La película va transformando el tono dulce, y hasta por momentos, cómico, para ir cargándose de una amargura lenta, que siempre circula por debajo de la superficie. Esta cuestión del sentimiento mantenido en lo subterráneo encuentra perfecta armonía con el estilo de filmación de Kore-eda, quien en sus planos fijos (algunos de ellos de varios minutos), en que se filma la dinámica familiar integra, de cierta manera, figura y fondo, todo sucediendo de una forma orgánica, al punto que el espectador encuentra tan revelador lo que sucede adelante como lo que sucede atrás. En ese espacio continuo se pueden presenciar los pequeños detalles, pequeñas inflexiones y miradas que hacen a una escena en las que el director se reserva la última palabra. Esta dinámica posiblemente está sostenida sobre una ausencia, algo de lo no-dicho que nos permite colocarnos en el punto exacto entre el background y lo que sucede en escena. Esta ausencia no es otra que la de Junpei. A diferencia de Shara (Naomi Kawase, 2003), película que también se comparó –a mi parecer, demasiado a la fuerza- con la obra de Ozu, donde la ausencia parecía ser inadvertida por los protagonistas, como si la desaparecida no fuera otra que la misma cámara que registra todo, en Un dia en familia, el espíritu de Junpei está en todos y cada uno de los sitios, aferrado a los hombros de los protagonistas, encarnado en una mariposa amarilla, sumergiéndose en las tinas de baño, arrastrándose sobre el suelo de tatami.

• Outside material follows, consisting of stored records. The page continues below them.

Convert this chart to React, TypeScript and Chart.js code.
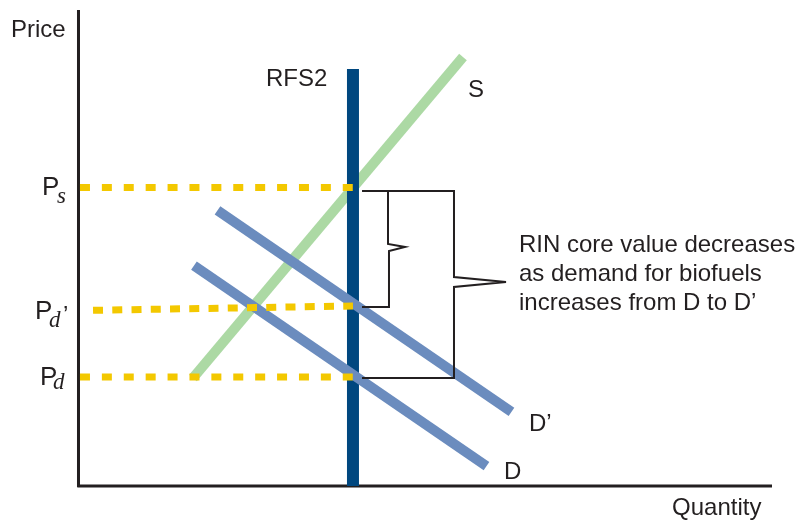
import React, { useEffect, useRef } from "react";
import { Chart, registerables } from "chart.js";

Chart.register(...registerables);

// ---- Data (quantity on x: 0..100, price on y: 0..100, arbitrary units) ----
const axisQ = [0.07, 98.86];
const axisP = [100, -0.2];

const supplyQ = [16.38, 54.84];
const supplyP = [22.69, 90.13];

const demandQ = [16.52, 58.19];
const demandP = [46.32, 4.2];

const demandPrimeQ = [19.87, 61.75];
const demandPrimeP = [57.88, 15.55];

const rfs2Q = [39.17, 39.17];
const rfs2P = [0, 87.61];

const psQ = [0.28, 39.17];
const psP = [62.71, 62.71];

const pdPrimeQ = [2.14, 39.17];
const pdPrimeP = [36.91, 37.82];

const pdQ = [0.28, 39.17];
const pdP = [22.9, 22.9];

// bracket outlines
const bigBracketQ = [40.46, 53.56, 53.56, 60.97, 53.56, 53.56, 40.46];
const bigBracketP = [61.97, 61.97, 43.91, 42.86, 41.81, 22.69, 22.69];
const smallBracketQ = [44.16, 44.16, 46.58, 44.3, 44.3, 40.46];
const smallBracketP = [61.97, 50.84, 50.21, 49.37, 37.61, 37.61];

// text annotations
const plainLabels = [
  { text: "Price", q: -9.54, p: 94.33 },
  { text: "Quantity", q: 84.62, p: -6.09 },
  { text: "RFS2", q: 26.78, p: 84.03 },
  { text: "S", q: 55.56, p: 81.72 },
  { text: "D\u2019", q: 64.25, p: 11.55 },
  { text: "D", q: 60.68, p: 1.47 },
  { text: "RIN core value decreases", q: 62.82, p: 49.16 },
  { text: "as demand for biofuels", q: 62.82, p: 43.07 },
  { text: "increases from D to D\u2019", q: 62.82, p: 36.97 },
  { text: "\u2019", q: -2.14, p: 34.24 },
];
const priceLabels = [
  { main: "P", sub: "s", q: -5.13, p: 61.13, subQ: -2.99, subP: 59.45 },
  { main: "P", sub: "d", q: -6.13, p: 35.08, subQ: -4.13, subP: 33.4 },
  { main: "P", sub: "d", q: -5.41, p: 21.22, subQ: -3.56, subP: 20.38 },
];

const pts = (q: number[], p: number[]) => q.map((v, i) => ({ x: v, y: p[i] }));

const INK = "#231f20";
const SANS = "'Liberation Sans', Arial, Helvetica, sans-serif";
const SERIF = "'Liberation Serif', 'Times New Roman', serif";

const labelPlugin = {
  id: "labels",
  afterDatasetsDraw(chart: any) {
    const { ctx, scales } = chart;
    const xs = scales.x;
    const ys = scales.y;
    ctx.save();
    ctx.fillStyle = INK;
    ctx.textBaseline = "alphabetic";
    ctx.textAlign = "left";
    ctx.font = `24px ${SANS}`;
    plainLabels.forEach((l) => {
      ctx.fillText(l.text, xs.getPixelForValue(l.q), ys.getPixelForValue(l.p));
    });
    priceLabels.forEach((l) => {
      ctx.font = `26px ${SANS}`;
      ctx.fillText(l.main, xs.getPixelForValue(l.q), ys.getPixelForValue(l.p));
      ctx.font = `italic 23px ${SERIF}`;
      ctx.fillText(l.sub, xs.getPixelForValue(l.subQ), ys.getPixelForValue(l.subP));
    });
    ctx.restore();
  },
};

function line(data: any[], color: string, width: number, extra: any = {}) {
  return {
    data,
    borderColor: color,
    backgroundColor: color,
    borderWidth: width,
    pointRadius: 0,
    pointHoverRadius: 0,
    tension: 0,
    fill: false,
    borderCapStyle: "butt",
    borderJoinStyle: "miter",
    clip: false,
    ...extra,
  };
}

export default function App() {
  const ref = useRef<HTMLCanvasElement>(null);
  useEffect(() => {
    if (!ref.current) return;
    const yellow = "#f3c800";
    const chart = new Chart(ref.current, {
      type: "line",
      data: {
        datasets: [
          // first dataset is drawn on top
          line(pts(psQ, psP), yellow, 7, { borderDash: [10, 11.9] }),
          line(pts(pdPrimeQ, pdPrimeP), yellow, 7, { borderDash: [10, 9.25] }),
          line(pts(pdQ, pdP), yellow, 7, { borderDash: [10, 11.9] }),
          line(pts(bigBracketQ, bigBracketP), INK, 2),
          line(pts(smallBracketQ, smallBracketP), INK, 2),
          line(pts(demandQ, demandP), "#6b8cbe", 10),
          line(pts(demandPrimeQ, demandPrimeP), "#6b8cbe", 10),
          line(pts(rfs2Q, rfs2P), "#00477f", 12),
          line(pts(supplyQ, supplyP), "#acd9a4", 10),
          line(pts([axisQ[0], axisQ[0]], [axisP[0], axisP[1]]), INK, 3),
          line(pts([-0.1, axisQ[1]], [0, 0]), INK, 3),
        ] as any,
      },
      options: {
        animation: false,
        responsive: false,
        devicePixelRatio: 1,
        events: [],
        layout: { padding: { left: 78, right: 24, top: 10, bottom: 35 } },
        plugins: { legend: { display: false }, tooltip: { enabled: false } },
        scales: {
          x: { type: "linear", min: 0, max: 100, display: false },
          y: { type: "linear", min: 0, max: 100, display: false },
        },
      } as any,
      plugins: [labelPlugin],
    });
    return () => chart.destroy();
  }, []);
  return (
    <div style={{ position: "fixed", left: 0, top: 0, width: 804, height: 521, background: "#fff" }}>
      <canvas ref={ref} width={804} height={521} style={{ width: 804, height: 521, display: "block" }} />
    </div>
  );
}
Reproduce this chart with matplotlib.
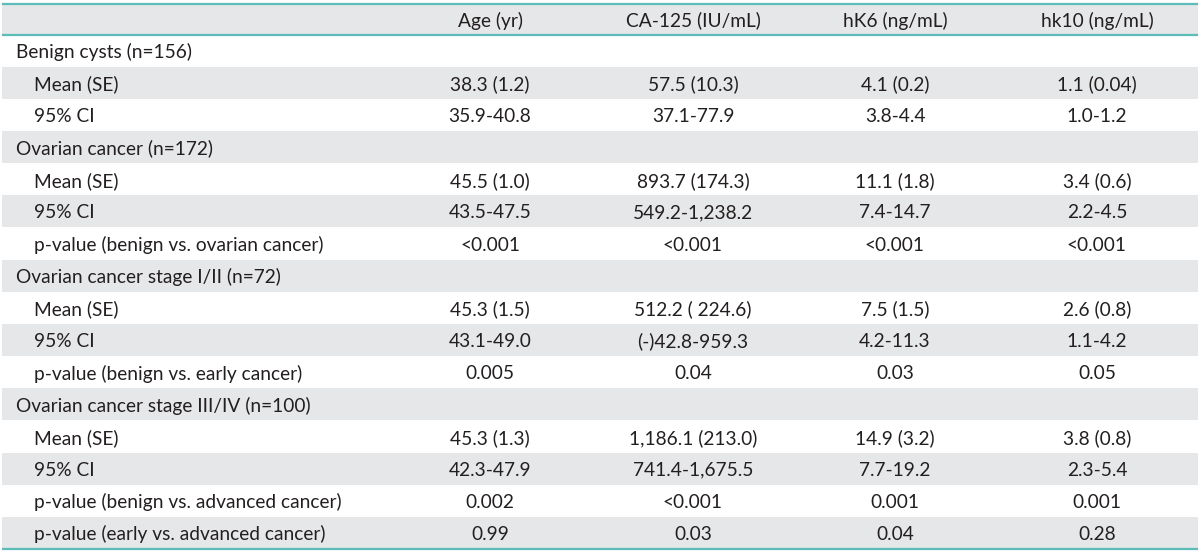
import matplotlib
matplotlib.use("Agg")
import matplotlib.pyplot as plt
from matplotlib.patches import Rectangle

plt.rcParams['font.family'] = ['Lato', 'DejaVu Sans']

columns = ["Age (yr)", "CA-125 (IU/mL)", "hK6 (ng/mL)", "hk10 (ng/mL)"]
row_labels = [
    "Benign cysts (n=156)", "Mean (SE)", "95% CI",
    "Ovarian cancer (n=172)", "Mean (SE)", "95% CI", "p-value (benign vs. ovarian cancer)",
    "Ovarian cancer stage I/II (n=72)", "Mean (SE)", "95% CI", "p-value (benign vs. early cancer)",
    "Ovarian cancer stage III/IV (n=100)", "Mean (SE)", "95% CI",
    "p-value (benign vs. advanced cancer)", "p-value (early vs. advanced cancer)",
]
is_group = [True, False, False, True, False, False, False, True, False, False, False,
            True, False, False, False, False]
age = ["", "38.3 (1.2)", "35.9-40.8", "", "45.5 (1.0)", "43.5-47.5", "<0.001",
       "", "45.3 (1.5)", "43.1-49.0", "0.005", "", "45.3 (1.3)", "42.3-47.9", "0.002", "0.99"]
ca125 = ["", "57.5 (10.3)", "37.1-77.9", "", "893.7 (174.3)", "549.2-1,238.2", "<0.001",
         "", "512.2 ( 224.6)", "(-)42.8-959.3", "0.04", "", "1,186.1 (213.0)", "741.4-1,675.5",
         "<0.001", "0.03"]
hk6 = ["", "4.1 (0.2)", "3.8-4.4", "", "11.1 (1.8)", "7.4-14.7", "<0.001",
       "", "7.5 (1.5)", "4.2-11.3", "0.03", "", "14.9 (3.2)", "7.7-19.2", "0.001", "0.04"]
hk10 = ["", "1.1 (0.04)", "1.0-1.2", "", "3.4 (0.6)", "2.2-4.5", "<0.001",
        "", "2.6 (0.8)", "1.1-4.2", "0.05", "", "3.8 (0.8)", "2.3-5.4", "0.001", "0.28"]

W, H = 1200, 553
fig = plt.figure(figsize=(W / 100, H / 100), dpi=100)
ax = fig.add_axes([0, 0, 1, 1])
ax.set_xlim(0, W)
ax.set_ylim(H, 0)
ax.axis('off')

grey = "#e6e7e8"
teal = "#5cbcb9"
txt = "#231f20"
fs = 13.8

x0, x1 = 2, 1198
top = 3.5
hdr_bot = 34.5
bot = 549
n = len(row_labels)
rh = (bot - hdr_bot) / n
col_x = [490, 693, 895, 1097]
va = 'center_baseline'

# header
ax.add_patch(Rectangle((x0, top), x1 - x0, hdr_bot - top, color=grey, lw=0))
for cx, c in zip(col_x, columns):
    ax.text(cx, (top + hdr_bot) / 2, c, ha='center', va=va, fontsize=fs, color=txt)

data_cols = [age, ca125, hk6, hk10]
for i in range(n):
    y = hdr_bot + i * rh
    if i % 2 == 1:
        ax.add_patch(Rectangle((x0, y), x1 - x0, rh, color=grey, lw=0))
    yc = y + rh / 2
    lx = 16 if is_group[i] else 34
    ax.text(lx, yc, row_labels[i], ha='left', va=va, fontsize=fs, color=txt)
    for cx, col in zip(col_x, data_cols):
        if col[i]:
            ax.text(cx, yc, col[i], ha='center', va=va, fontsize=fs, color=txt)

for yy in (top, hdr_bot, bot):
    ax.plot([x0, x1], [yy, yy], color=teal, lw=1.6, solid_capstyle='butt')

fig.savefig("out.png", dpi=100, facecolor='white')
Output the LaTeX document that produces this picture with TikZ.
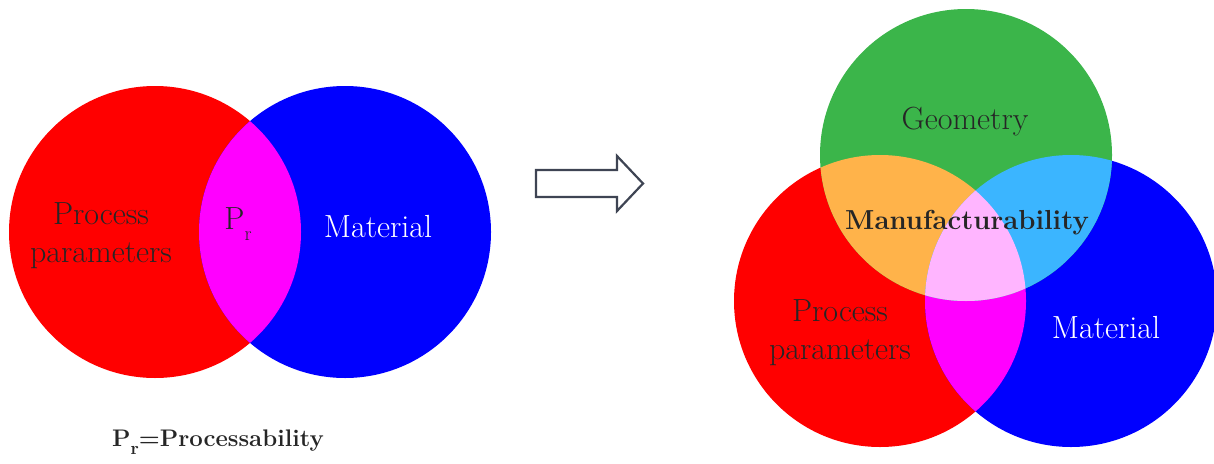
\documentclass[tikz,border=0pt]{standalone}
\usepackage{fontspec}
\usepackage{xcolor}
\definecolor{SetRed}{HTML}{FF0000}
\definecolor{SetBlue}{HTML}{0000FF}
\definecolor{SetGreen}{HTML}{3BB54A}
\definecolor{Magenta}{HTML}{FF00FF}
\definecolor{Orange}{HTML}{FFB34A}
\definecolor{SkyBlue}{HTML}{3BB5FF}
\definecolor{Pink}{HTML}{FFB5FF}
\definecolor{Ink}{HTML}{262626}
\definecolor{Edge}{HTML}{3E4453}
\usepackage{tikz}
\newcommand{\subr}[1]{\raisebox{-.75ex}{\fontsize{#1}{#1}\selectfont r}}

\begin{document}
\begin{tikzpicture}[x=1pt,y=-1pt,
  setlabel/.style={align=center,text=Ink,font=\fontsize{32}{38}\selectfont},
  blockarrow/.style={draw=Edge,line width=2.2pt,line join=miter,fill=white}
]
  \useasboundingbox (0,0) rectangle (1214,463);

  % left: two sets
  \coordinate (pp) at (155,232);
  \coordinate (mat) at (345,232);
  \fill[SetRed] (pp) circle[radius=146pt];
  \fill[SetBlue] (mat) circle[radius=146pt];
  \begin{scope}
    \clip (pp) circle[radius=146pt];
    \fill[Magenta] (mat) circle[radius=146pt];
  \end{scope}
  \node[setlabel] (ppText) at (101,236) {Process\\parameters};
  \node[setlabel] (prText) at (238,224) {P\subr{20}};
  \node[setlabel,text=white] (matText) at (378,227) {Material};
  \node[setlabel,font=\bfseries\fontsize{24}{28}\selectfont] (prDef) at (218,442) {P\subr{18}=Processability};

  % arrow
  \draw[blockarrow] (536,170) -- (617,170) -- (617,156) -- (643,183.5)
    -- (617,211) -- (617,197) -- (536,197) -- cycle;

  % right: three sets
  \coordinate (geo) at (966,155);
  \coordinate (pp2) at (880,301);
  \coordinate (mat2) at (1071,301);
  \fill[SetRed] (pp2) circle[radius=146pt];
  \fill[SetBlue] (mat2) circle[radius=146pt];
  \fill[SetGreen] (geo) circle[radius=146pt];
  \begin{scope}
    \clip (pp2) circle[radius=146pt];
    \fill[Magenta] (mat2) circle[radius=146pt];
    \fill[Orange] (geo) circle[radius=146pt];
  \end{scope}
  \begin{scope}
    \clip (geo) circle[radius=146pt];
    \fill[SkyBlue] (mat2) circle[radius=146pt];
  \end{scope}
  \begin{scope}
    \clip (pp2) circle[radius=146pt];
    \clip (geo) circle[radius=146pt];
    \fill[Pink] (mat2) circle[radius=146pt];
  \end{scope}
  \node[setlabel] (geoText) at (965,122) {Geometry};
  \node[setlabel,font=\bfseries\fontsize{27.5}{32}\selectfont] (mfgText) at (967,223) {Manufacturability};
  \node[setlabel] (pp2Text) at (840,333) {Process\\parameters};
  \node[setlabel,text=white] (mat2Text) at (1106,328) {Material};
\end{tikzpicture}
\end{document}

Esta dimensión densa de lo invisible es la misma que mueve los hilos en la vida familiar, pero sobre todo a la madre de la familia. La cultura familiar nipona- al menos la más tradicional- es conocida por el escape a cualquier conflicto. Sin embargo, no hay olla a presión que aguante tanto calor y los pequeños reproches, las pequeñas venganzas tiñen todo. Esto puede encontrarse en el momento más intenso de la película, que es cuando Ryota le reprocha a su madre la invitación anual a la casa del niño (ya adulto) que Junpei salvó de las aguas. Tal personaje se caracteriza por lo gordo, ridículo y fracasado que es, algo que por un lado parece amargar más a la familia (“¿es por este imbécil que mi hijo di su vida?”) pero que en su desgracia parece haber un beneficio secundario sumamente necesario. Es ahí, cuando es enfrentada por su hijo, que la madre dice que por supuesto que sabe lo que está haciendo, pero que si no tiene nadie a quien odiar y hacer sentir mal, todo se dispara para cualquier lado.

Una frase contundente de una película que parece navegar con gracia entre brumas, y que podría ser aún más redonda, si no fuera porque en su último tramo da demasiadas vueltas antes de llegar a orilla.